The hijab is a hot topic—and not only in the west. Tunisia, for example, bans women from wearing the niqab, or face covering, in government offices. France and Quebec ban the niqab completely, while the Canadian province recently passed a law that restricts public servants from wearing religious symbols at work, in a move that is widely regarded as singling out Muslim women. But the debate about face and head coverings is taking place without the participation of Muslim women. How do they feel about the issue?

“Hijab has been a tool of military and political intervention since colonial days,” said Sabybn Javeri. “People don’t want to focus on things which really are oppressive—like violence or assault. It’s easier to target women’s clothing because that’s easier to control. Violence and control takes more work, you need to challenge the system, demand a larger shift,” she pointed out. 

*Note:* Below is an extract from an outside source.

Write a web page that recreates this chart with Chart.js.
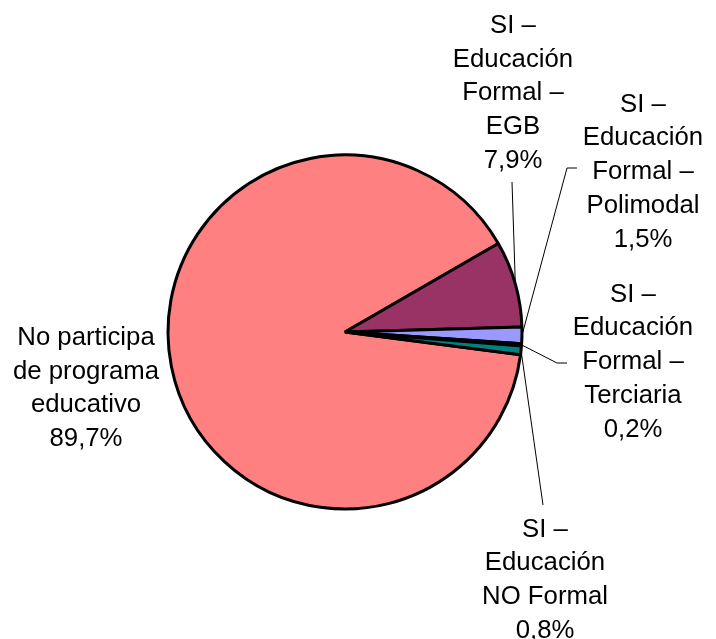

The characters in Hijabistan, Javeri’s collection of short stories about hijabi culture set in the U.K. and Pakistan, include a kleptomaniac who exploits the anonymity of her burqa to shoplift, and who enjoys flashing the fruit vendor across the street. They include women who feel the hijab liberates them and others who feel it constricts them. The stories highlight the intersectionality and plurality that comes with identities, which are often overshadowed by the debate about the meaning of a scarf on a woman’s head rather than the thoughts inside it. 

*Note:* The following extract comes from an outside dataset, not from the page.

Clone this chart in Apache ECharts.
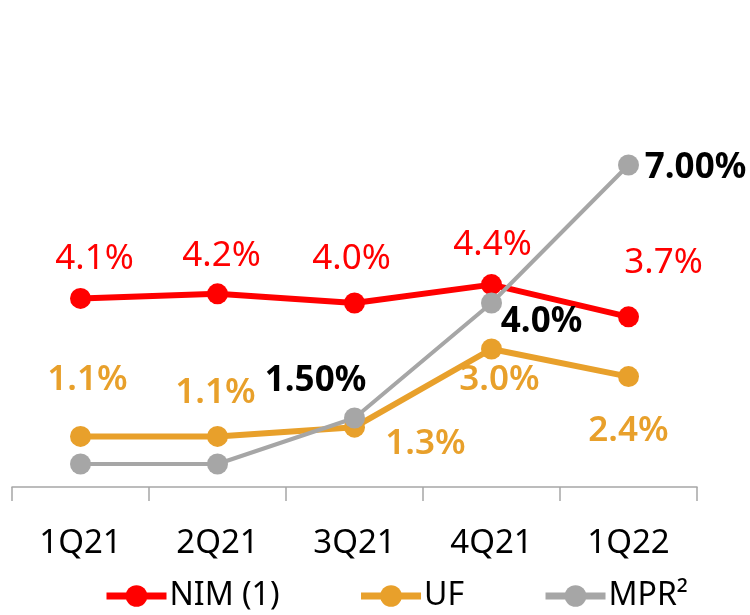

“We have long been defined by what’s between our legs and what’s on our heads,” said Mona Eltahawy. She told The Conversationalist that the title of her first book, Headscarves and Hymens, was inspired by her desire to challenge the binary view of what defines a Muslim woman. Nevertheless, Eltahawy feels now that there is too much talk about the Muslim head scarf. “Whether I should wear the hijab, or whether anyone should wear the hijab, is a difficult conversation about choice. At the end of the day that conversation of wearing and not wearing is limited to women of Muslim descent and no one else,” she said.

Our Women On The Ground is a collection of first-person essays by female Arab journalists in the Middle East that reflects the unique challenges Muslim women face when reporting. “I wondered about the fearless Arab women journalists, whose work I’d been following for years,” editor Zahra Hankir told The Conversationalist. “What if we read about their experiences, and about how their lives have been affected by the tumult in the region, in a similar space? The stakes are, without a doubt, so much higher for them. Being a local journalist in the region, particularly a woman journalist, carries with it immense risks and challenges.” 

Choosing a job that means being in the public eye can be seen as an act of defiance for a woman in Muslim society. Foreign journalists have the privilege of leaving when things get bad, or of turning to their government for help when they are in trouble. Local journalists, particularly in countries where laws or customs restrict a woman’s presence in the public domain, do not have those privileges and are easier for the state to control. Non-Muslim female journalists also face many gender-related challenges when working in the field, although of a different sort; by acknowledging that oppressive systems affect all but in different ways, we see how their identities affect their experiences. For Muslim women, their religion is just one part of that lived experience. 

The bottom line for most Muslim feminists is that they are more concerned with advancing their own cause than with countering the white feminist point of view. “A lot of my work goes towards complicating the narrative for women of Muslim descent, who are not white, who are from the global south,” said Eltahawy. This is the disruption we need in order to change existing systems.